In diesem Zusammenhang erinnerte Romney daran, dass Gingrich wegen Verstössen gegen die ethischen Richtlinien des Kongresses zu einer hohen Geldstrafe verurteilt worden war. «In Ungnade gefallen musste er schliesslich zurücktreten», sagte Romney. Sein Lager schaltete am Samstag in ganz Florida zudem einen neuen Wahlspot, der diese Botschaft enthielt.
Bei einem weiteren Auftritt in Pensacola vor ehemaligen Soldaten versuchte Romney, mit einer harten aussenpolitischen Linie zu punkten.
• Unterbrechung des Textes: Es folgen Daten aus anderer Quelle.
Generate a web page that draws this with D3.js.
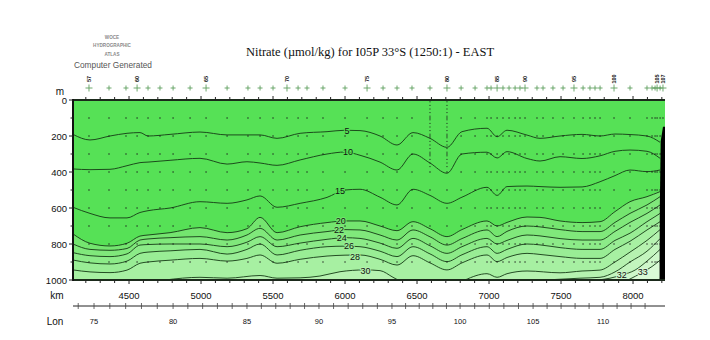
<!DOCTYPE html>
<html><head><meta charset="utf-8">
<script src="https://cdn.jsdelivr.net/npm/d3@7/dist/d3.min.js"></script>
<style>body{margin:0;background:#fff}</style>
</head><body><svg id="c" width="710" height="340"></svg>
<script>
// ---------- data ----------
const kmGrid = [4111,4229,4368,4486,4576,4632,4785,4993,5181,5319,5410,5528,5688,5875,6000,6104,6243,6361,6472,6590,6708,6812,6986,7056,7125,7264,7354,7493,7646,7771,7875,7979,8097,8188];
const dep5  = [191,222,200,185,181,200,191,178,194,194,194,213,185,176,168,170,200,250,181,213,263,176,157,204,168,195,213,200,191,200,189,192,200,235];
const dep10 = [383,387,385,365,348,345,335,324,356,343,350,363,333,300,289,307,345,389,300,350,407,300,290,322,287,325,339,315,325,310,285,278,285,324];
const dep15 = [596,630,655,655,625,615,600,565,574,555,533,596,574,541,500,496,540,583,496,530,574,540,485,530,481,478,481,485,483,454,420,389,398,389];
const dep20 = [744,796,811,796,756,750,737,709,737,715,652,737,704,681,672,672,700,726,676,715,759,720,672,700,680,650,652,672,681,676,620,565,537,509];
const dep22 = [800,830,835,825,778,772,765,759,778,750,713,778,750,731,720,722,750,778,722,760,806,770,722,759,730,700,705,720,731,731,680,630,583,537];
const dep24 = [848,865,870,855,806,803,800,800,815,790,759,815,795,774,765,769,795,824,769,810,852,815,769,800,780,750,755,770,778,778,730,680,630,583];
const dep26 = [889,905,911,895,852,845,838,830,856,830,800,861,835,815,812,815,840,870,815,855,898,860,815,852,830,800,805,820,830,830,780,740,676,630];
const dep28 = [944,955,959,945,907,900,890,880,895,880,861,907,885,867,862,861,885,917,865,905,944,905,861,898,875,852,858,870,880,880,830,785,722,676];

const c30aKm  = [4750,4993,5181,5410,5528,5688,5826,5965,6139,6243,6333,6368];
const c30aDep = [1000,985,990,975,990,988,978,954,944,948,985,1000];
const c30bKm  = [6833,6986,7056,7125,7264,7493,7646,7771,7875,7979,8097,8188];
const c30bDep = [1000,965,985,965,950,960,950,945,900,845,780,720];
const c31Km   = [7389,7632,7771,7875,7979,8097,8188];
const c31Dep  = [1000,990,985,955,900,840,770];
const c32Km   = [7757,7840,7924,8014,8097,8188];
const c32Dep  = [1000,990,972,945,895,830];
const c33Km   = [7965,8069,8132,8188];
const c33Dep  = [1000,956,925,890];

const labelText  = ["5","10","15","20","22","24","26","28","30","32","33"];
const labelKm    = [6014,6021,5965,5970,5958,5977,6028,6069,6143,7921,8067];
const labelDepth = [172,289,506,670,720,767,812,874,948,972,954];

const stationKm = [4222,4361,4479,4556,4632,4715,4806,4924,5035,5181,5326,5410,5500,5597,5674,5736,5847,6000,6153,6264,6361,6465,6590,6708,6806,6903,6986,7014,7056,7097,7139,7181,7215,7250,7333,7375,7444,7514,7590,7653,7701,7736,7771,7868,7979,8097,8132,8153,8167,8188,8208];
const stationLabelKm  = [4222,4556,5035,5597,6153,6708,7056,7250,7590,7868,8167,8208];
const stationLabelNum = ["57","60","65","70","75","80","85","90","95","100","105","107"];
const sampleDepths = [100,200,300,400,500,600,700,800,900];
const denseKm = [6590,6708];
const denseDepths = [10,30,50,70,90,110,130,150,170,190,210,230,250,270,290,310,330,350,370];

const kmTicks = [4500,5000,5500,6000,6500,7000,7500,8000];
const kmMinor = [4200,4300,4400,4500,4600,4700,4800,4900,5000,5100,5200,5300,5400,5500,5600,5700,5800,5900,6000,6100,6200,6300,6400,6500,6600,6700,6800,6900,7000,7100,7200,7300,7400,7500,7600,7700,7800,7900,8000,8100,8200];
const depthTicks = [0,200,400,600,800,1000];
const depthMinor = [100,300,500,700,900];
const lonLabels = [75,80,85,90,95,100,105,110];
const lonKm     = [4257,4806,5319,5819,6326,6799,7306,7792];
const lonMinor  = [74,75,76,77,78,79,80,81,82,83,84,85,86,87,88,89,90,91,92,93,94,95,96,97,98,99,100,101,102,103,104,105,106,107,108,109,110,111,112,113];

const bathyKm    = [8208,8192,8186,8184];
const bathyDepth = [148,230,600,1000];

const baseColor = "#56e156";
const fillLevels = ["20","22","24","26","28","30a","30b","31","32","33"];
const fillColors = ["#74e56f","#80e87b","#8ceb88","#99ed95","#a7f0a2","#b6f2b0","#b6f2b0","#c3f5be","#cef7ca","#daf9d6"];

// ---------- layout ----------
const svg = d3.select("#c");
const L = 73, R = 665, T = 100, B = 280;
const x = d3.scaleLinear().domain([4111, 8222]).range([L, R]);
const y = d3.scaleLinear().domain([0, 1000]).range([T, B]);
const lonScale = d3.scaleLinear().domain(lonLabels).range(lonKm);
const FONT = "Liberation Sans, Arial, sans-serif";

const defs = svg.append("defs");
defs.append("clipPath").attr("id","pc").append("rect")
  .attr("x",L).attr("y",T).attr("width",R-L).attr("height",B-T);

const plot = svg.append("g").attr("clip-path","url(#pc)");
plot.append("rect").attr("x",L).attr("y",T).attr("width",R-L).attr("height",B-T).attr("fill",baseColor);

const contours = {
  "5":  kmGrid.map((k,i)=>[k,dep5[i]]),
  "10": kmGrid.map((k,i)=>[k,dep10[i]]),
  "15": kmGrid.map((k,i)=>[k,dep15[i]]),
  "20": kmGrid.map((k,i)=>[k,dep20[i]]),
  "22": kmGrid.map((k,i)=>[k,dep22[i]]),
  "24": kmGrid.map((k,i)=>[k,dep24[i]]),
  "26": kmGrid.map((k,i)=>[k,dep26[i]]),
  "28": kmGrid.map((k,i)=>[k,dep28[i]]),
  "30a": c30aKm.map((k,i)=>[k,c30aDep[i]]),
  "30b": c30bKm.map((k,i)=>[k,c30bDep[i]]),
  "31": c31Km.map((k,i)=>[k,c31Dep[i]]),
  "32": c32Km.map((k,i)=>[k,c32Dep[i]]),
  "33": c33Km.map((k,i)=>[k,c33Dep[i]])
};
const xMaxKm = x.domain()[1];
const area = d3.area().x(d=>x(d[0])).y0(y(1000)).y1(d=>y(d[1])).curve(d3.curveMonotoneX);
const line = d3.line().x(d=>x(d[0])).y(d=>y(d[1])).curve(d3.curveMonotoneX);

fillLevels.forEach((lv,i)=>{
  const pts = contours[lv].slice();
  const last = pts[pts.length-1];
  if (last[1] < 1000) pts.push([xMaxKm, last[1]]);
  plot.append("path").attr("d", area(pts)).attr("fill", fillColors[i]);
});

Object.keys(contours).forEach(lv=>{
  plot.append("path").attr("d", line(contours[lv]))
    .attr("fill","none").attr("stroke","#153a15").attr("stroke-width",0.9);
});

// sample dots
const dots = plot.append("g").attr("fill","#1a1a1a");
stationKm.forEach(k=>{
  sampleDepths.forEach(d=>{
    dots.append("rect").attr("x",x(k)-0.6).attr("y",y(d)-0.6).attr("width",1.2).attr("height",1.2);
  });
});
denseKm.forEach(k=>{
  denseDepths.forEach(d=>{
    dots.append("rect").attr("x",x(k)-0.5).attr("y",y(d)-0.5).attr("width",1).attr("height",1);
  });
});

// contour labels
function bandColorAt(txt){
  const map = {"5":baseColor,"10":baseColor,"15":baseColor,"20":fillColors[0],"22":fillColors[1],"24":fillColors[2],"26":fillColors[3],"28":fillColors[4],"30":fillColors[5],"32":fillColors[8],"33":fillColors[9]};
  return map[txt];
}
labelText.forEach((t,i)=>{
  plot.append("text").attr("x",x(labelKm[i])).attr("y",y(labelDepth[i]))
    .attr("text-anchor","middle").attr("dominant-baseline","central")
    .attr("font-family",FONT).attr("font-size",9)
    .attr("stroke",bandColorAt(t)).attr("stroke-width",2).attr("paint-order","stroke")
    .attr("fill","#111").text(t);
});

// bathymetry
const bathyPts = bathyKm.map((k,i)=>[k,bathyDepth[i]]);
const bath = [[xMaxKm,bathyDepth[0]]].concat(bathyPts).concat([[xMaxKm,1000]]);
plot.append("path").attr("d", d3.line().x(d=>x(d[0])).y(d=>y(d[1]))(bath)+"Z").attr("fill","#000");

// frame
svg.append("line").attr("x1",L).attr("x2",R).attr("y1",T).attr("y2",T).attr("stroke","#1b2a1b").attr("stroke-width",2);
svg.append("line").attr("x1",L).attr("x2",R).attr("y1",B).attr("y2",B).attr("stroke","#1b2a1b").attr("stroke-width",2);
svg.append("line").attr("x1",L).attr("x2",L).attr("y1",T-1).attr("y2",B+1).attr("stroke","#111").attr("stroke-width",2);

const axG = svg.append("g").attr("stroke","#222").attr("stroke-width",1);
kmMinor.forEach(k=>{
  const big = kmTicks.includes(k);
  axG.append("line").attr("x1",x(k)).attr("x2",x(k)).attr("y1",B).attr("y2",B+(big?4:3));
  axG.append("line").attr("x1",x(k)).attr("x2",x(k)).attr("y1",T).attr("y2",T-(big?4:3));
});
depthTicks.concat(depthMinor).forEach(d=>{
  const big = depthTicks.includes(d);
  axG.append("line").attr("x1",L).attr("x2",L-(big?4:2.5)).attr("y1",y(d)).attr("y2",y(d));
});

// y labels
depthTicks.forEach(d=>{
  svg.append("text").attr("x",L-6).attr("y",y(d)).attr("text-anchor","end").attr("dominant-baseline","central")
    .attr("font-family",FONT).attr("font-size",9.5).attr("fill","#111").text(d);
});
svg.append("text").attr("x",60).attr("y",91).attr("text-anchor","middle").attr("dominant-baseline","central")
  .attr("font-family",FONT).attr("font-size",10).attr("fill","#111").text("m");

// km labels
kmTicks.forEach(k=>{
  svg.append("text").attr("x",x(k)).attr("y",295).attr("text-anchor","middle").attr("dominant-baseline","central")
    .attr("font-family",FONT).attr("font-size",9.5).attr("fill","#111").text(k);
});
svg.append("text").attr("x",57).attr("y",295).attr("text-anchor","middle").attr("dominant-baseline","central")
  .attr("font-family",FONT).attr("font-size",10).attr("fill","#111").text("km");

// lon axis
const lonY = 306;
svg.append("line").attr("x1",L).attr("x2",R).attr("y1",lonY).attr("y2",lonY).attr("stroke","#222").attr("stroke-width",1);
lonMinor.forEach(v=>{
  const px = x(lonScale(v));
  if (px < L || px > R) return;
  svg.append("line").attr("x1",px).attr("x2",px).attr("y1",lonY-3).attr("y2",lonY+3).attr("stroke","#444").attr("stroke-width",0.8);
});
lonLabels.forEach((v,i)=>{
  svg.append("text").attr("x",x(lonKm[i])).attr("y",321).attr("text-anchor","middle").attr("dominant-baseline","central")
    .attr("font-family",FONT).attr("font-size",7.5).attr("fill","#111").text(v);
});
svg.append("text").attr("x",55).attr("y",321).attr("text-anchor","middle").attr("dominant-baseline","central")
  .attr("font-family",FONT).attr("font-size",10).attr("fill","#111").text("Lon");

// stations
const stG = svg.append("g").attr("stroke","#5f9f5f").attr("stroke-width",0.9);
stationKm.forEach(k=>{
  const big = stationLabelKm.includes(k);
  const s = big ? 3.5 : 2.5;
  const px = x(k);
  stG.append("path").attr("d",`M${px-s},88H${px+s}M${px},${88-s}V${88+s}`);
});
stationLabelKm.forEach((k,i)=>{
  svg.append("text").attr("transform",`translate(${x(k)+2},79) rotate(-90)`)
    .attr("text-anchor","middle").attr("font-family",FONT).attr("font-weight","bold")
    .attr("font-size",5.5).attr("fill","#111").text(stationLabelNum[i]);
});

// title & logo
svg.append("text").attr("x",370).attr("y",52).attr("text-anchor","middle").attr("dominant-baseline","central")
  .attr("font-family","Liberation Serif, Times New Roman, serif").attr("font-size",12.5).attr("fill","#111")
  .text("Nitrate (\u00b5mol/kg) for I05P 33\u00b0S (1250:1) - EAST");
const logo = [["WOCE",37],["HYDROGRAPHIC",45.5],["ATLAS",54]];
logo.forEach(l=>{
  svg.append("text").attr("x",112).attr("y",l[1]).attr("text-anchor","middle").attr("dominant-baseline","central")
    .attr("font-family",FONT).attr("font-weight","bold").attr("font-size",4.6).attr("fill","#8a8a8a").text(l[0]);
});
svg.append("text").attr("x",113).attr("y",64.5).attr("text-anchor","middle").attr("dominant-baseline","central")
  .attr("font-family",FONT).attr("font-size",8.3).attr("fill","#555").text("Computer Generated");
</script>
</body></html>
An seiner Seite hatte der Ex-Gouverneur den Vietnam-Veteranen und republikanischen Präsidentschaftsbewerber von 2008, John McCain. Dabei warf Romney Präsident Obama vor, US-Gegnern wie Iran, Venezuela und Nordkorea nicht entschlossen genug die Stirn zu bieten. «Die Aussenpolitik des schönen Gefallens klappt nicht sonderlich gut», sagte er.
Gingrich zeigt sich kämpferisch
Gingrich hatte die letzten Vorwahlen vor einer Woche in South Carolina klar gewonnen und war anschliessend auch in den Umfragen in Florida an die Spitze geschossen. Mittlerweile lag der Webseite realclearpolitics.com zufolge im Schnitt aber wieder Romney mit 39 Prozent vor Gingrich, der auf 31 Prozent kommt. Der christlich-konservative Ex-Senator Rick Santorum und der texanische Abgeordnete Ron Paul waren mit elf beziehungsweise knapp zehn Prozent abgeschlagen. Bei den Vorwahlen am Dienstag sind alle republikanischen Parteimitglieder in dem bevölkerungsreichen Staat zur Stimmabgabe aufgerufen.
Gingrichs Lager versuchte ebenfalls, Romney mit Spots auf Floridas Radio- und Fernsehsendern zu diskreditieren. Dabei wurden ihm unter anderem seine wechselnden Positionen beim hochemotionalen Thema Abtreibung vorgehalten. Gingrich gab sich am Samstag kämpferisch und sagte, er werde «den ganzen Weg bis zum Nominierungsparteitag» Ende August gehen. Bei einem Auftritt in einer Kirche in Orlando wiederholte er mit Blick auf Romneys eher liberale Vergangenheit, dass nur ein «solider Konservativer» gegen Obama gewinnen könne.
Cain für Gingrich
US-Medienberichten zufolge stellte sich am Samstagabend der im Dezember aus dem Rennen ausgestiegene Herman Cain hinter Gingrich. Der frühere Pizza-Unternehmer nannte Gingrich einen «Patrioten», der keine Angst vor «verwegenen Ideen» habe. Cain hatte seine Bewerbung zurückgezogen, nachdem ihm mehrere Frauen sexuelle Belästigung vorgeworfen hatten.